Dual-Balancing for Multi-Task Learning
Baijiong Lin, Weisen Jiang, Feiyang Ye, Yu Zhang, Pengguang Chen, Ying-Cong Chen, Shu Liu, Ivor W. Tsang, James T. Kwok
TL;DR
DB-MTL tackles the persistent problem of task imbalance in multi-task learning by balancing both loss scales and gradient magnitudes. It introduces a parameter-free log transformation to equalize task losses and a maximum-norm gradient normalization (with EMA gradient estimates) to harmonize update magnitudes across tasks. Across diverse benchmarks (scene understanding, molecular property prediction, and image classification), DB-MTL consistently outperforms state-of-the-art baselines and, in many cases, matches or approaches STL on harder tasks, while also enabling effective combinations with other gradient-balancing methods.

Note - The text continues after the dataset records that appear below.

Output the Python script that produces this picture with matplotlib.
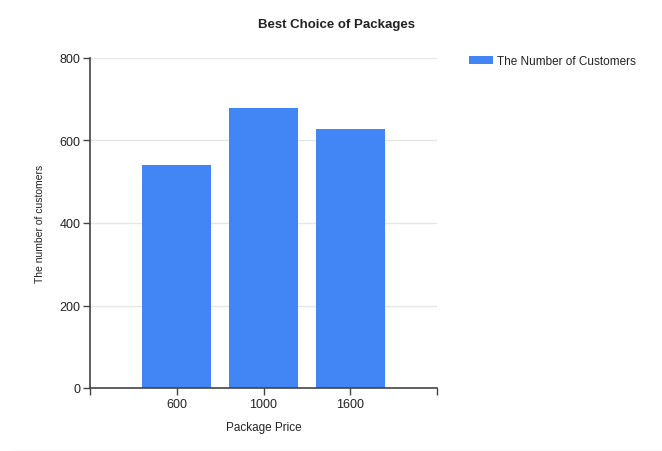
import matplotlib
matplotlib.use("Agg")
import matplotlib.pyplot as plt
from matplotlib.lines import Line2D

# chart data
prices = ['600', '1000', '1600']
customers = [540, 680, 628]
y_ticks = [0, 200, 400, 600, 800]

plt.rcParams['font.family'] = ['Liberation Sans', 'DejaVu Sans']

fig = plt.figure(figsize=(6.62, 4.52), dpi=100)
ax = fig.add_axes([90 / 662, 1 - 389 / 452, 347 / 662, 330 / 452])

x = range(len(prices))
bars = ax.bar(x, customers, width=0.8, color='#4285F4', zorder=2,
              label='The Number of Customers')

ax.set_xlim(-1, 3)
ax.set_ylim(0, 800)
ax.set_yticks(y_ticks)
ax.set_xticks([-1, 0, 1, 2, 3])
ax.set_xticklabels([''] + prices + [''])

for y in y_ticks[1:]:
    ax.axhline(y, color='#e6e6e6', linewidth=1, zorder=1)

for side in ['top', 'right']:
    ax.spines[side].set_visible(False)
for side in ['left', 'bottom']:
    ax.spines[side].set_color('#444444')
    ax.spines[side].set_linewidth(1.2)

ax.tick_params(axis='both', colors='#444444', labelcolor='#222222',
               labelsize=9, length=5, width=1, pad=2)

ax.set_xlabel('Package Price', fontsize=8.5, color='#222222', labelpad=8)
ax.set_ylabel('The number of customers', fontsize=7.5, color='#222222', labelpad=10)

fig.text(336 / 662, 1 - 25 / 452, 'Best Choice of Packages', ha='center', va='center',
         fontsize=9.5, fontweight='bold', color='#222222')

ax.legend(loc='center left', bbox_to_anchor=(469 / 662, 1 - 62 / 452),
          bbox_transform=fig.transFigure, frameon=False, fontsize=8.5,
          handlelength=2.0, handleheight=0.7, handletextpad=0.4, borderpad=0,
          borderaxespad=0, labelcolor='#222222')

fig.add_artist(Line2D([11 / 662, 1], [0.5 / 452, 0.5 / 452], color='#eeeeee',
                      linewidth=1, transform=fig.transFigure))

fig.savefig('out.png', dpi=100)
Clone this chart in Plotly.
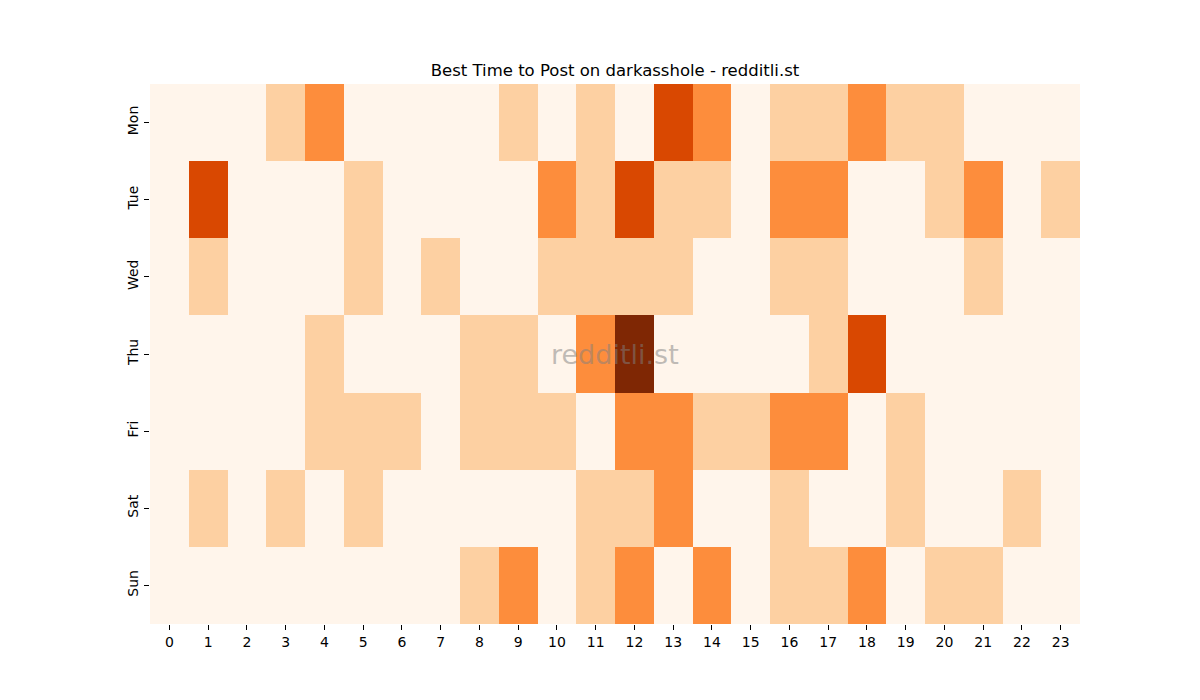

The approach improves training stability and reduces gradient conflicts, suggesting substantial practical impact for robust, scalable MTL in real-world settings; future work includes gradient variance considerations and theoretical convergence analysis.
Abstract
Multi-task learning aims to learn multiple related tasks simultaneously and has achieved great success in various fields. However, the disparity in loss and gradient scales among tasks often leads to performance compromises, and the balancing of tasks remains a significant challenge. In this paper, we propose Dual-Balancing Multi-Task Learning (DB-MTL) to achieve task balancing from both the loss and gradient perspectives. Specifically, DB-MTL achieves loss-scale balancing by performing logarithm transformation on each task loss, and rescales gradient magnitudes by normalizing all task gradients to comparable magnitudes using the maximum gradient norm. Extensive experiments on a number of benchmark datasets demonstrate that DB-MTL consistently performs better than the current state-of-the-art.